The \(\textbf{maximisation}\) (M) step optimises \(\theta\) while holding \(\theta'\) fixed, \(\theta^{(t)} = \arg\max_{\theta \in \Theta} \mathcal{F}(\theta'^{(t)}, \theta)\). For our k-means model, this involves recalculating the cluster means \(\mu_{\ell}\) given the cluster assignments \(z_{n, k}\) from \(\theta'^{(t)}\). To understand the M step, we can see:
\[\begin{align} \arg\max_{\theta \in \Theta} \mathcal{F}(\theta'^{(t)}, \theta) &= \arg\max_{\theta \in \Theta}\left( \mathbb{E}_{z \sim Q_{\theta'}}\left[ \log \left(P(\mathcal{X}, z\vert \theta)\right) \right] - \mathbb{E}_{z \sim Q_{\theta'}}\left[ \log \left(Q_{\theta'}(z)\right) \right]\right)\\ &= \arg\max_{\theta \in \Theta}\mathbb{E}_{z \sim Q_{\theta'}}\left[ \log \left(P(\mathcal{X}, z\vert \theta)\right) \right] \end{align}\]Unlike in the E step, where we chose \(\theta'\) to reach the upper bound on the free energy \(\ell(\theta)\), in the M step, we are \(\textit{raising}\) the upper bound \(\ell(\theta)\) by \(\textit{maximising}\) the loss under expectation of \(Q_{\theta'}\).

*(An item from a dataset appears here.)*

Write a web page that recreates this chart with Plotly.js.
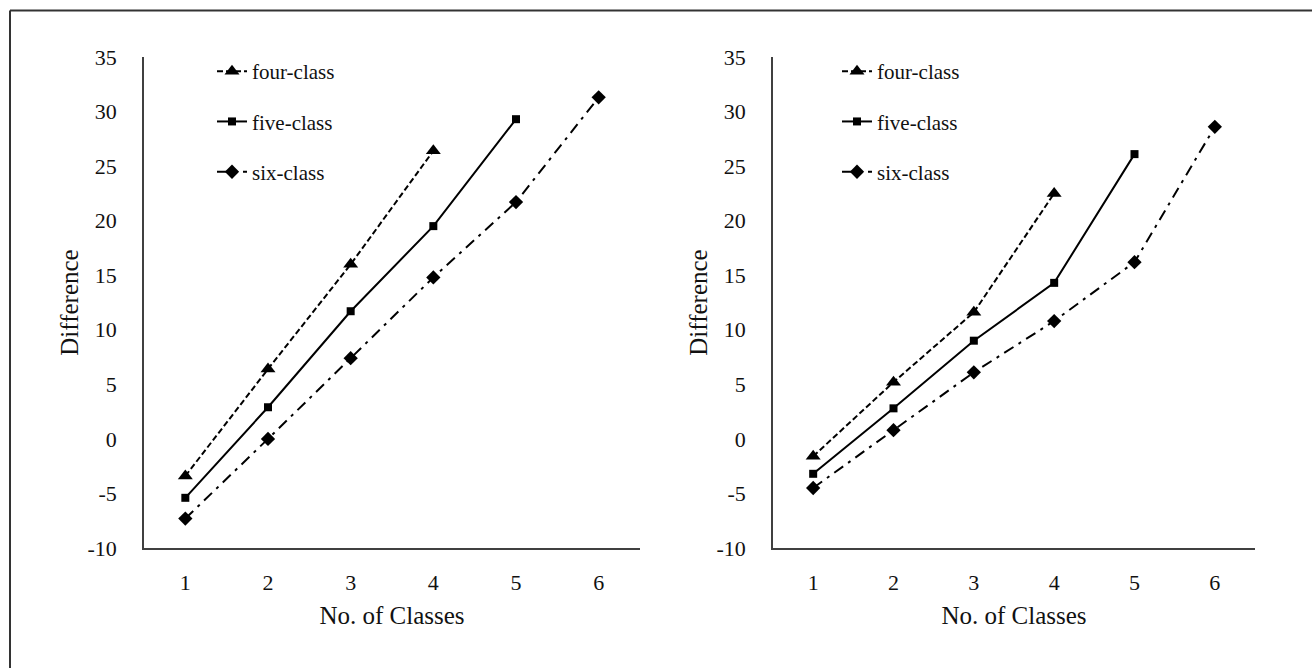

Combining, we can see that:
\[\ell(\theta^{(t-1}) \stackrel{(i)}{=} \mathcal{F}(\theta'^{(t)}, \theta^{(t-1)}) \stackrel{(ii)}{\leq} \mathcal{F}(\theta'^{(t)}, \theta^{(t)}) \stackrel{(iii)}{\leq} \ell(\theta^{(t)})\]where \((i)\) is the E step, choosing \(\theta'^{(t)}\) to match the current upper bound \(\ell(\theta^{(t-1})\), \((ii)\) is the M step, choosing \(\theta^{(t)}\) to raise the upper bound to \(\ell(\theta^{(t)})\) by Jensen’s inequality in \((iii)\). This guarantees that the EM algorithm monotonically increases the loss. However, it should be noted that these inequalites are not strict, thus there is no guarantee that EM will find the global optimum.